Posts Tagged ‘ Annette Peacock ’

Peacock & Crispell: Azure

Gary Peacock and Marilyn Crispell in undated and unattributed publicity photo from Rubin Museum website.

Gary Peacock and Marilyn Crispell in undated and unattributed publicity photo from Rubin Museum website.

The new album Azure (ECM 2013), pairing bassist Gary Peacock and pianist Marilyn Crispell, was launched tonight by a performance at the Rubin Museum of Art in Manhattan.

Peacock and Crispell both of course have impeccable jazz pedigrees. Peacock goes back to the golden era of the jazz avant-garde. He played in one of the great incarnations of the Bill Evans trio along side Paul Motian and earned his free jazz bona fides by recording with Albert Ayler on Spiritual Unity (on the nonpareil but short-lived label ESP in 1964). He was then in and out of jazz returning first with Paul Bley than Keith Jarrett. Marilyn Crispell is of a later generation, who entered jazz through an academic door at the New England Conservatory. She nonetheless also earned her stripes working with Anthony Braxton for 10 years.

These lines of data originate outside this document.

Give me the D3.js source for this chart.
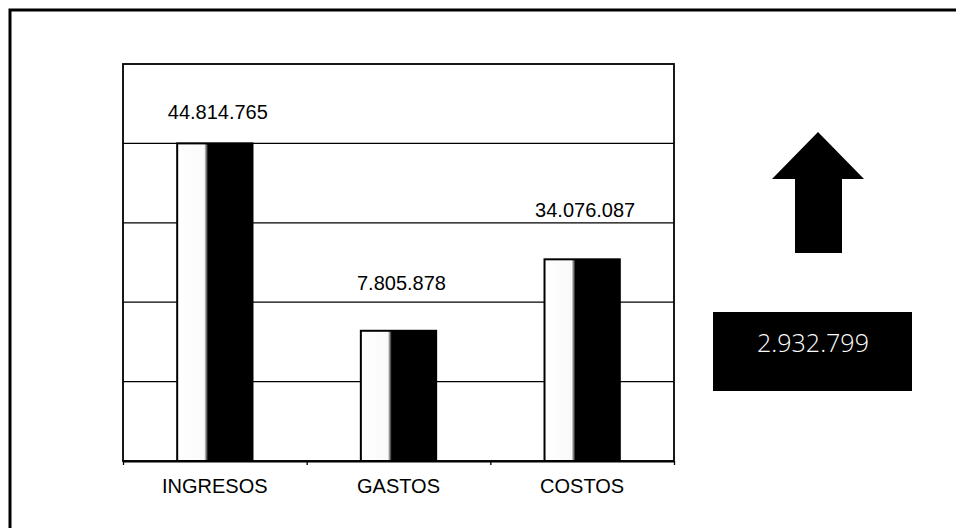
<!DOCTYPE html>
<html>
<head>
<meta charset="utf-8">
<script src="https://cdn.jsdelivr.net/npm/d3@7"></script>
<style>
	body { margin: 0; background: #fff; }
	svg { display: block; }
	.cat-label, .value-label { font-family: "Liberation Sans", Arial, sans-serif; font-size: 20px; fill: #000; }
	.result-label { font-family: "Open Sans", sans-serif; font-weight: 300; font-size: 25px; fill: #fff; }
</style>
</head>
<body>
<div id="chart"></div>
<script>
// categories and values (value labels as printed)
var categories = ["INGRESOS", "GASTOS", "COSTOS"];
var values = [44814765, 7805878, 34076087];
// bar heights as drawn, read in gridline units (the drawing is not to scale)
var barLevels = [4.0, 1.64, 2.54];
// where each value label sits, same units
var labelLevels = [4.4, 2.24, 3.16];
var gridLevels = [1, 2, 3, 4];
var resultValue = 2932799;

var locale = d3.formatLocale({decimal: ",", thousands: ".", grouping: [3], currency: ["$", ""]});
var fmt = locale.format(",d");

var width = 956, height = 528;
var plot = {left: 123, top: 64, right: 674, bottom: 461};

var svg = d3.select("#chart").append("svg")
	.attr("width", width)
	.attr("height", height);

// gradient for the bars: white on the left, black on the right
var grad = svg.append("defs").append("linearGradient")
	.attr("id", "barFill")
	.attr("x1", "0%").attr("x2", "100%")
	.attr("y1", "0%").attr("y2", "0%");
grad.append("stop").attr("offset", "0%").attr("stop-color", "#fff");
grad.append("stop").attr("offset", "36%").attr("stop-color", "#fafafa");
grad.append("stop").attr("offset", "41%").attr("stop-color", "#000");
grad.append("stop").attr("offset", "100%").attr("stop-color", "#000");

// outer frame (only top and left edges visible)
svg.append("path")
	.attr("d", "M10," + (height + 5) + "V10H" + (width + 5))
	.attr("fill", "none")
	.attr("stroke", "#000")
	.attr("stroke-width", 3);

var yScale = d3.scaleLinear()
	.domain([0, 5])
	.range([plot.bottom, plot.top]);

var xScale = d3.scaleBand()
	.domain(categories)
	.range([plot.left, plot.right])
	.padding(0);

var tickScale = d3.scaleLinear()
	.domain([0, categories.length])
	.range([plot.left, plot.right]);

// gridlines
svg.append("g").selectAll("line")
	.data(gridLevels).enter()
	.append("line")
	.attr("x1", plot.left).attr("x2", plot.right)
	.attr("y1", function(d){ return yScale(d); })
	.attr("y2", function(d){ return yScale(d); })
	.attr("stroke", "#000")
	.attr("stroke-width", 1.3);

// plot box
svg.append("rect")
	.attr("x", plot.left).attr("y", plot.top)
	.attr("width", plot.right - plot.left)
	.attr("height", plot.bottom - plot.top)
	.attr("fill", "none")
	.attr("stroke", "#000")
	.attr("stroke-width", 1.8);

// bottom ticks at category boundaries
svg.append("g")
	.attr("transform", "translate(0," + plot.bottom + ")")
	.call(d3.axisBottom(tickScale).ticks(categories.length).tickSize(4).tickSizeOuter(0).tickFormat(""))
	.call(function(g){
		g.select(".domain").attr("stroke-width", 1.8);
		g.selectAll(".tick line").attr("stroke-width", 1.3);
	});

// bars
var barWidth = xScale.bandwidth() * 0.41;
svg.append("g").selectAll("rect")
	.data(barLevels).enter()
	.append("rect")
	.attr("x", function(d, i){ return xScale(categories[i]) + xScale.bandwidth() / 2 - barWidth / 2; })
	.attr("y", function(d){ return yScale(d); })
	.attr("width", barWidth)
	.attr("height", function(d){ return yScale(0) - yScale(d); })
	.attr("fill", "url(#barFill)")
	.attr("stroke", "#000")
	.attr("stroke-width", 2);

// value labels
svg.append("g").selectAll("text")
	.data(values).enter()
	.append("text")
	.attr("class", "value-label")
	.attr("text-anchor", "middle")
	.attr("x", function(d, i){ return xScale(categories[i]) + xScale.bandwidth() / 2 + 3; })
	.attr("y", function(d, i){ return yScale(labelLevels[i]) + 7; })
	.text(function(d){ return fmt(d); });

// category labels
svg.append("g").selectAll("text")
	.data(categories).enter()
	.append("text")
	.attr("class", "cat-label")
	.attr("text-anchor", "middle")
	.attr("x", function(d){ return xScale(d) + xScale.bandwidth() / 2; })
	.attr("y", plot.bottom + 32)
	.text(function(d){ return d; });

// up arrow
var arrow = svg.append("g").attr("transform", "translate(818,132)");
arrow.append("path")
	.attr("d", "M0,0L46,47H24V121H-23V47H-46Z")
	.attr("fill", "#000");

// result box
var box = svg.append("g").attr("transform", "translate(713,312)");
box.append("rect")
	.attr("width", 199)
	.attr("height", 79)
	.attr("fill", "#000");
box.append("text")
	.attr("class", "result-label")
	.attr("text-anchor", "middle")
	.attr("x", 100)
	.attr("y", 40)
	.text(fmt(resultValue));
</script>
</body>
</html>
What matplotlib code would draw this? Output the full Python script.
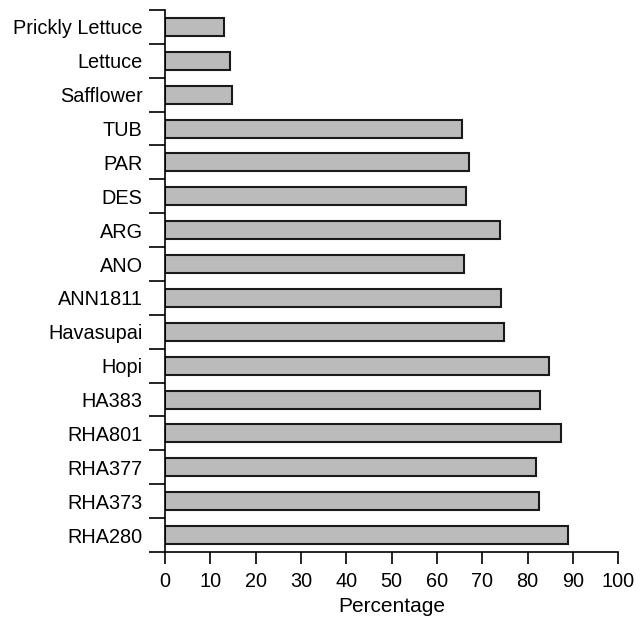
import numpy as np
import matplotlib
matplotlib.use('Agg')
import matplotlib.pyplot as plt

plt.rcParams['font.family'] = ['Liberation Sans', 'DejaVu Sans']

# top to bottom as in the picture
categories = ['Prickly Lettuce', 'Lettuce', 'Safflower', 'TUB', 'PAR', 'DES', 'ARG', 'ANO',
              'ANN1811', 'Havasupai', 'Hopi', 'HA383', 'RHA801', 'RHA377', 'RHA373', 'RHA280']
values = [13.0, 14.3, 14.7, 65.5, 67.1, 66.4, 74.0, 65.9,
          74.2, 74.8, 84.8, 82.8, 87.4, 81.9, 82.6, 88.9]
xticks = list(range(0, 101, 10))

fig = plt.figure(figsize=(6.44, 6.23), dpi=100)
ax = fig.add_axes([0.256, 0.114, 0.704, 0.87])

y = np.arange(len(categories))
ax.barh(y, values, height=0.53, color='#bbbbbb', edgecolor='#1a1a1a', linewidth=1.5)

ax.set_ylim(len(categories) - 0.5, -0.5)
ax.set_xlim(0, 100)

ax.set_yticks(np.arange(len(categories) + 1) - 0.5)
ax.set_yticklabels([])
ax.set_yticks(y, minor=True)
ax.set_yticklabels(categories, minor=True, fontsize=14.3)
ax.tick_params(axis='y', which='major', length=11.5, width=1.2, direction='out')
ax.tick_params(axis='y', which='minor', length=0, pad=16)

ax.set_xticks(xticks)
ax.set_xticklabels([str(t) for t in xticks], fontsize=14.3)
ax.tick_params(axis='x', length=8.5, width=1.2, direction='out', pad=6)
ax.set_xlabel('Percentage', fontsize=15, labelpad=4)

for s in ['top', 'right']:
    ax.spines[s].set_visible(False)
for s in ['left', 'bottom']:
    ax.spines[s].set_linewidth(1.2)

fig.savefig('out.png', dpi=100)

Peacock and Crispell have a history that goes back for several years. They recorded as a trio with Paul Motian (on ECM), including an album of the music of Peacock’s then wife, Annette Peacock (Nothing Ever Was). Since Motian’s tragic death in 2011, they have worked as a duo, although this is the first album that resulted from that collaboration.

The album itself was recorded in 2011 (in Saugerties, New York). That it is only now seeing the light of day is a testament to the decrepit condition of jazz labels in the age of Youtube and streamed or self-produced albums.

Jazz labels may feel that they do not need to take advantage of more current production and distribution systems under the believe that the days of jazz are passing with the aging of its last generation of fans. Some maintain that jazz is suffering a twin death: part of it (the younger musicians) are being absorbed into an amorphous world music genre, the rest of it is becoming more of a museum than a living art form.

The new album by Peacock and Crispell will not disprove that theory. If anything, their collaboration is the perfect summary of a couple of strains of the avant-garde since the early 1960s. Crispell’s piano pieces both in composition and playing technique are reminiscent of the music of the early Cecil Taylor, who she acknowledge was her first influence. Aging jazz fans needn’t worry that the influence went much beyond the mid-1960s. Crispell is far too academically inclined to begin by lying on the floor or engage in the kind of vocalizing that the later Taylor often allowed himself to do. Crispell’s work is much more composed (it is actually through-composed with written music) than Taylor’s ever was. The constraint on improvisation might be due to her long stint with Braxton.

Crispell’s academic orientation doesn’t end with Taylor. She has absorbed the chromaticism of Bill Evans and Don Pullen (although not the propulsive drive). Peacock is of course one of a kind, whose individual voice and plucking attack reflects his immersion in the beginnings of free jazz.

The Rubin makes its jazz performers pick a piece currently on exhibit and “create music: around it. This being an album release, the exercise was somewhat academic. Nevertheless, Crispell was game and picked two “Buddhas” as she called them (one was a bodhisattva) and claimed that they reflected the “compassion” that the album was about. It struck me as odd that Peacock, who actually studied Zen, wasn’t the one who picked the art. But perhaps it was his comment on how unhelpful the Rubin’s exercise is.

In any event, the performance was warmly received. It was a nostalgic tour of the kind of music that can result from unmooring jazz from the song-format and beebop’s harmonic framework. The angular harmonies of post-60s free jazz were all on display, but in the tempered kind of way that ECM likes to package its music. Crispell’s compositions (particularly “Waltz After David M”) show that the free jazz vocabulary can include a tonal, and even sentimental, center. This piece itself is worth the price of the album, especially for those of us who mourn the passing of the genre (and so many other things). Jazz has been dying for a long time. In fact, Roy Eldridge said that jazz was the music of those desperately trying to be happy, despite the circumstances. But that might not be said of all art.